Does Reinforcement Learning Really Incentivize Reasoning Capacity in LLMs Beyond the Base Model?

Paper · arXiv 2504.13837 · Published April 18, 2025

Reinforcement Learning with Verifiable Rewards (RLVR) has recently demonstrated notable success in enhancing the reasoning performance of large language models (LLMs), particularly in mathematics and programming tasks. It is widely believed that, similar to how traditional RL helps agents to explore and learn new strategies, RLVR enables LLMs to continuously selfimprove, thus acquiring novel reasoning abilities that exceed the capacity of the corresponding base models. In this study, we take a critical look at the current state of RLVR by systematically probing the reasoning capability boundaries of RLVR-trained LLMs across various model families, RL algorithms, and math/coding/visual reasoning benchmarks, using pass@k at large k values as the evaluation metric. While RLVR improves sampling efficiency towards correct paths, we surprisingly find that current training does not elicit fundamentally new reasoning patterns. We observe that while RLVR-trained models outperform their base models at smaller values of k (e.g., k=1), base models achieve higher pass@k score when k is large. Moreover, we observe that the reasoning capability boundary of LLMs often narrows as RLVR training progresses. Further coverage and perplexity analysis shows that the reasoning paths generated by RLVR models are already included in the base models’ sampling distribution, suggesting that their reasoning abilities originate from and are bounded by the base model. From this perspective, treating the base model as an upper bound, our quantitative analysis shows that six popular RLVR algorithms perform similarly and remain far from optimal in fully leveraging the potential of the base model. In contrast, we find that distillation can introduce new reasoning patterns from the teacher and genuinely expand the model’s reasoning capabilities.

• Current RLVR models exhibit narrower reasoning coverage than their base models. In pass@k curves, although RLVR models outperform their base models at small k, it is surprising that base models consistently surpass RLVR models across all benchmarks and LLM families as k increases. This suggests that current RLVR training does not expand, and even reduce the scope of reasoning over solvable problems. Manual inspection of model responses shows that, for most problems, the base model can produce at least one correct CoT, implying that it can already generate correct reasoning paths for problems that were previously considered only solvable for RLVR models.

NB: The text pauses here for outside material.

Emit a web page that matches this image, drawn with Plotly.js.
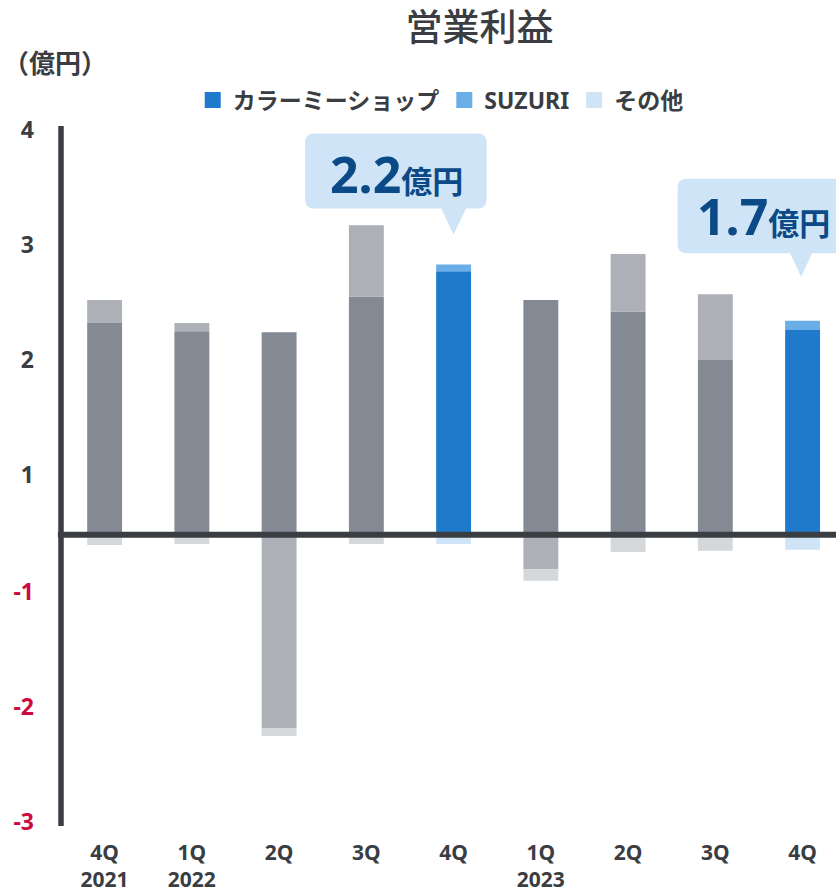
<!DOCTYPE html>
<html><head><meta charset="utf-8">
<script src="https://cdn.plot.ly/plotly-3.0.1.min.js"></script>
<style>html,body{margin:0;padding:0;background:#fff}#chart{width:836px;height:895px}</style>
</head><body><div id="chart"></div>
<script>
// ---- data (億円) ----
const quarters = ["4Q<br>2021","1Q<br>2022","2Q","3Q","4Q","1Q<br>2023","2Q","3Q","4Q"];
const seriesNames = ["カラーミーショップ","SUZURI","その他"];
const colorMe = [1.84, 1.77, 1.76, 2.07, 2.29, 2.04, 1.94, 1.52, 1.78];
const suzuri  = [0.20, 0.07, -1.68, 0.62, 0.06, -0.30, 0.50, 0.57, 0.08];
const others  = [-0.09, -0.08, -0.07, -0.08, -0.08, -0.10, -0.15, -0.14, -0.13];
const highlighted = [false, false, false, false, true, false, false, false, true];
const yTickVals = [-2.5, -1.5, -0.5, 0.52, 1.52, 2.52, 3.52];
const yTickText = ["-3", "-2", "-1", "1", "2", "3", "4"];
const calloutIndex = [4, 8];
const calloutLabels = ["2.2", "1.7"];
const calloutUnit = "億円";
const unitLabel = "（億円）";
const chartTitle = "営業利益";

// ---- styles ----
const FONT = "Noto Sans, Noto Sans CJK JP, sans-serif";
const TEXT = "#3a3d42";
const NEG = "#cc0a3f";
const NAVY = "#0b4a86";
const blues = ["#1f7acc", "#6aaee8", "#cfe5f7"];
const grays = ["#838a93", "#adb0b7", "#d5d8db"];
// callout geometry in pixels, relative to bar top (positive = up)
const calloutGeom = [
  {tipX: 0, tipY: 30, base: 56, top: 131, left: -148.5, right: 33, half: 12.5, textDx: -57, textDy: 90},
  {tipX: -1.5, tipY: 44, base: 67.5, top: 142, left: -125, right: 60, half: 11, textDx: -39, textDy: 105}
];

const xs = quarters.map((_, i) => i);
const series = [colorMe, suzuri, others];

const traces = series.map((vals, s) => ({
  type: "bar", x: xs, y: vals, name: seriesNames[s], showlegend: false,
  marker: {color: highlighted.map(h => h ? blues[s] : grays[s]), line: {width: 0}},
  hoverinfo: "name+y"
}));
// legend entries (blue keys as in the reference)
seriesNames.forEach((n, s) => traces.push({
  type: "scatter", mode: "markers", x: [null], y: [null], name: n, showlegend: true,
  marker: {symbol: "square", size: 16, color: blues[s]}
}));

function calloutPath(g) {
  const r = 9, L = g.left, R = g.right, B = g.base, T = g.top;
  return `M${L + r},${T} H${R - r} Q${R},${T} ${R},${T - r} V${B + r} Q${R},${B} ${R - r},${B} ` +
         `H${g.tipX + g.half} L${g.tipX},${g.tipY} L${g.tipX - g.half},${B} H${L + r} ` +
         `Q${L},${B} ${L},${B + r} V${T - r} Q${L},${T} ${L + r},${T} Z`;
}

const shapes = [
  // vertical axis line
  {type: "line", xref: "paper", yref: "paper", x0: 0, x1: 0, y0: 0, y1: 1,
   line: {color: TEXT, width: 5.5}, layer: "above"},
  // zero line
  {type: "line", xref: "paper", yref: "y", x0: -0.004, x1: 1, y0: 0, y1: 0,
   line: {color: TEXT, width: 6}, layer: "above"}
];
const annotations = [
  {xref: "paper", yref: "paper", x: -0.078, y: 1.09, xanchor: "left", yanchor: "middle",
   text: "<b>" + unitLabel + "</b>", showarrow: false, font: {family: FONT, size: 26, color: TEXT}}
];
calloutIndex.forEach((idx, k) => {
  const topVal = colorMe[idx] + Math.max(suzuri[idx], 0) + Math.max(others[idx], 0);
  const g = calloutGeom[k];
  shapes.push({type: "path", xref: "x", yref: "y", xsizemode: "pixel", ysizemode: "pixel",
    xanchor: idx, yanchor: topVal, path: calloutPath(g), fillcolor: blues[2],
    line: {width: 0}, layer: "above"});
  annotations.push({xref: "x", yref: "y", x: idx, y: topVal, xshift: g.textDx, yshift: g.textDy,
    xanchor: "center", yanchor: "middle", showarrow: false,
    text: `<b>${calloutLabels[k]}</b><b><span style="font-size:31px">${calloutUnit}</span></b>`,
    font: {family: FONT, size: 50, color: NAVY}});
});

const layout = {
  width: 836, height: 895,
  margin: {l: 61, r: 0, t: 126, b: 69},
  paper_bgcolor: "#fff", plot_bgcolor: "#fff",
  font: {family: FONT, color: TEXT},
  barmode: "relative", bargap: 0.6,
  title: {text: chartTitle, font: {family: FONT, size: 37, color: TEXT, weight: 500},
          x: 0.5736, xanchor: "center", xref: "container", y: 0.9687, yanchor: "middle", yref: "container"},
  showlegend: true,
  legend: {orientation: "h", x: 0.49, xanchor: "center", y: 1.037, yanchor: "middle",
           font: {family: FONT, size: 23, color: TEXT, weight: 700}, itemclick: false, itemdoubleclick: false},
  xaxis: {range: [-0.5, 8.383], tickvals: xs, ticktext: quarters, showgrid: false, zeroline: false,
          showline: false, ticks: "", ticklabelstandoff: 12,
          tickfont: {family: FONT, size: 21, color: TEXT, weight: 700}, fixedrange: true},
  yaxis: {range: [-2.533, 3.554], tickvals: yTickVals,
          ticktext: yTickText.map(t => t.startsWith("-") ? `<span style="color:${NEG}">${t}</span>` : t),
          showgrid: false, zeroline: false, showline: false, ticks: "", ticklabelstandoff: 26,
          tickfont: {family: FONT, size: 23, color: TEXT, weight: 700}, fixedrange: true},
  shapes: shapes, annotations: annotations
};

Plotly.newPlot("chart", traces, layout, {displayModeBar: false, staticPlot: true});
</script>
</body></html>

RLVR and distillation are fundamentally different. While RLVR improves reasoning scores by more efficiently sampling high-reward outputs, it does not elicit new reasoning capabilities and remains constrained within the base model’s capacity. In contrast, distillation can transfer new reasoning patterns from a stronger teacher to the student. As a result, distilled models often demonstrate an expanded reasoning scope beyond that of the base model.